Владимир Куприянов: Диалог нужно вести постепенно
- Владимир Александрович, как у вас возникла идея представленных работ?
- В 1988 году я купил дом под Ростовом Великим и с начала девяностых годов стал ездить по близлежащим храмам. Поскольку они находятся в жутко разрушенном состоянии, изначально мне хотелось просто зафиксировать увиденное. Ощущение было, что год-два - и всё это рассыплется, разлетится. Я фотографировал, получилось много работ, и оказалось, что они могут сказать гораздо больше, чем я думал.
Когда ты делаешь общий план стены, это одно, но когда берёшь фрагмент - он становится насыщенным и говорит сам за себя. В этих разрушенных стенах есть момент страдания, которое делает их искренними и убедительными.
Проект называется «Среднерусская античность. Страшный суд», потому что главная фреска в храме Петра и Павла, который я сейчас восстанавливаю - это фреска Страшного суда. Она сделана совершенно феноменально. Огромный подарок для меня как художника, что я с ней столкнулся.
В 2003 году я сделал первую выставку, и для меня было очень важно, чтобы в страдании церковных стен не было политического момента. Виновато не государство, а мы сами: если бы нам это было ценно, за 90-е годы фрески можно было бы восстановить. В страдании росписей виноват лично ты, а не только тот, кто изначально провоцировал его уничтожение.
А ещё важный момент - в середине 90-х годов в европейских журналах была очень неприятная дискуссия, что у русских есть литература, но нет визуальности. Эти фрески показывают обратное. Все люди, которых я приводил на выставку, были просто ошарашены. Нам самим надо подтянуться, чтобы поддержать уровень предложения, которое нам сделали средневековые иконописцы.
- Ваши фотографии здесь вписаны в контекст инсталляций, работ с подтекстом. Поэтому у вас тоже ищешь подтекст, многообразие трактовок, которое подразумевают храм Звездочётова или «Черная Троица». Вы стоите как-то особняком...
- С одной стороны - да, это чисто документальные съёмки, но с другой - видна мера их углублённости. На самом деле проект состоит из девяти фотографий, и важно их взаимодействие. Есть одна фотография, где все цвета на фреске слетели, а остались только штукатурка и графья (контур) - и всё.
Соседство работ создаёт необходимость поиска внутреннего храма в самом себе. Ведь игра со смыслом - это только одно из направлений современного искусства, есть и другие, в которых важно соучастие зрителя. Я его не шокирую, я с ним сопереживаю и обсуждаю вопросы, которые здесь и сейчас появляются.
- Вы раньше выставлялись при храме?
- Да, в том числе в брошенных храмах, и никогда не возникало никаких недоумений. Но эти же работы я выставлял и в Нью-Йорке на ярмарках современного искусства, и в музеях.
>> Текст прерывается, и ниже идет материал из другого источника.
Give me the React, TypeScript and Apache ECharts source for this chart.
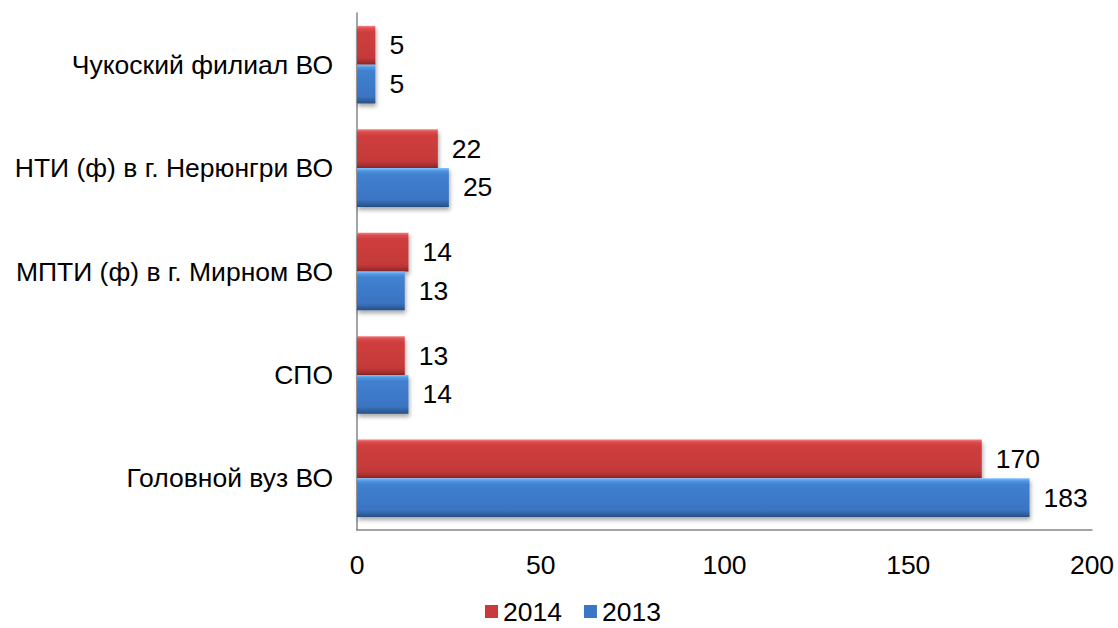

- Тот факт, что Церковь пустила в своё пространство не только Ваши работы, но и других актуальных художников, как-то изменил Ваше представление о ней?
- Во-первых, я верующий человек. Во-вторых, я восстанавливал храм с нуля, где-то учился у батюшек, где-то сам им подсказывал, и в процессе диалога Церкви и искусства нахожусь постоянно.
В воскресенье, когда была развеска, я встречался с настоятелем монастыря во Владимирской области: мы договаривались, что летом я буду работать у него со своими студентами, это очень нужно молодым художникам, увидеть своими глазами как восстанавливаются монастыри в России.
Для меня такие выставки не являются проблемой - проблема в том, что их мало. Художественных событий должно быть много, процесс должен быть многогранным. Очень важно, что открытие выставки «Двоесловие» прошло на высоком уровне. А то, что присутствуют работы других художников - чего тут бояться? Здесь вопрос искренности и приоритетов. Художник - это очень странный человек, часто он говорит о том, чего сейчас не хватает для ощущения полноты. Главное, чтобы не было фиги в кармане.
Диалог нужно вести постепенно. То, что сейчас произошло, очень важно и нужно, и дай Бог, чтобы всё развивалось спокойно и стало традицией.